In honour of Freedom to Read week, which runs from Feb. 26–March 4, Q&Q spoke to author Raziel Reid, who took part in an FTR event about book censorship in the digital age in Calgary on Feb. 28. Reid has first-hand experience with the issue after a petition was launched to revoke the 2014 Governor General’s Literary Award for children’s literature he won for When Everything Feels Like the Movies (Arsenal Pulp Press), which features a genderqueer teen trying to survive junior high.

Some may think of book banning as a thing of the past; how are censorship and freedom to read issues still relevant today? Denmark just enacted a blasphemy law for the first time in nearly 50 years over the burning of a Koran; university campuses across the U.S. are protesting or rioting over speakers they want censored; social media users on Twitter can influence a corporate publisher to drop your novel… I’d say these are extraordinary, new times in censorship.

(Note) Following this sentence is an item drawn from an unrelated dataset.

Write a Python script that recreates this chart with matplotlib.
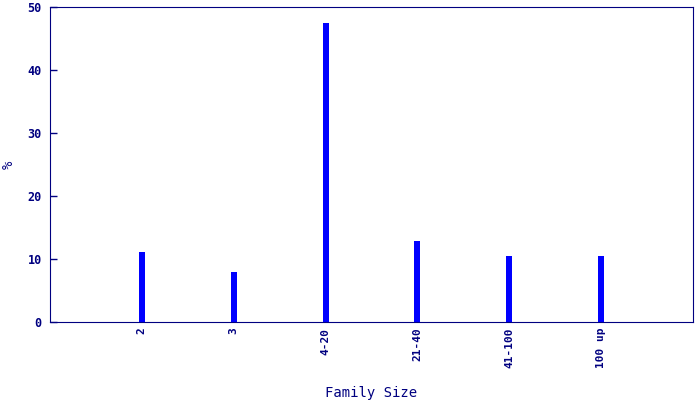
import matplotlib
matplotlib.use("Agg")
import matplotlib.pyplot as plt

categories = ["2", "3", "4-20", "21-40", "41-100", "100 up"]
percent = [11.1, 7.9, 47.5, 12.9, 10.5, 10.5]

navy = "#000080"
plt.rcParams['font.family'] = ['DejaVu Sans Mono']
plt.rcParams['font.weight'] = 'bold'

fig = plt.figure(figsize=(7, 4), dpi=100)
ax = fig.add_axes([50/700, 78/400, 643/700, 315/400])

x = list(range(1, len(categories) + 1))
ax.bar(x, percent, width=0.065, color="#0000ff")

ax.set_xlim(0, 7)
ax.set_ylim(0, 50)
ax.set_xticks(x)
ax.set_xticklabels(categories, rotation=90, fontsize=8, color=navy)
ax.set_yticks([0, 10, 20, 30, 40, 50])
ax.tick_params(axis="y", direction="in", length=5, color=navy, labelcolor=navy, labelsize=8.5, width=1, pad=6)
ax.tick_params(axis="x", length=0, pad=4)
for s in ax.spines.values():
    s.set_color(navy)

ax.set_xlabel("Family Size", color=navy, fontsize=10, fontweight="normal", va="center")
ax.xaxis.set_label_coords(0.5, -71/315)
ax.set_ylabel("%", color=navy, fontsize=10, fontweight="normal", va="center")
ax.yaxis.set_label_coords(-41/643, 0.5)

fig.savefig("out.png", dpi=100)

The fear of literature will never go away, it’s only increasing in a sterile digital age where physical books have become even more sacred. The transportive power of books remind us of our own godliness. There is nothing more dangerous!

Are there aspects of our digital era that make these issues even more pressing? The Internet can’t burn, but that hasn’t stopped some from trying to blow it up. Twitter outrage has replaced people standing around a bonfire of books cheering.

How have you dealt with attempts to censor your work? My writing for young readers goes against a certain construct of childhood. I believe the Internet has dismantled and rebuilt the construct. Pushing creative boundaries pushes human consciousness, and there’s always resistance from people afraid of the changes.

How can readers fight book banning and censorship, and support freedom to read? Dreaming is how we win the war. Read books that have been challenged, that make you uncomfortable, that you disagree with. Buy them from bookstores that haven’t imposed a morality on the literature available.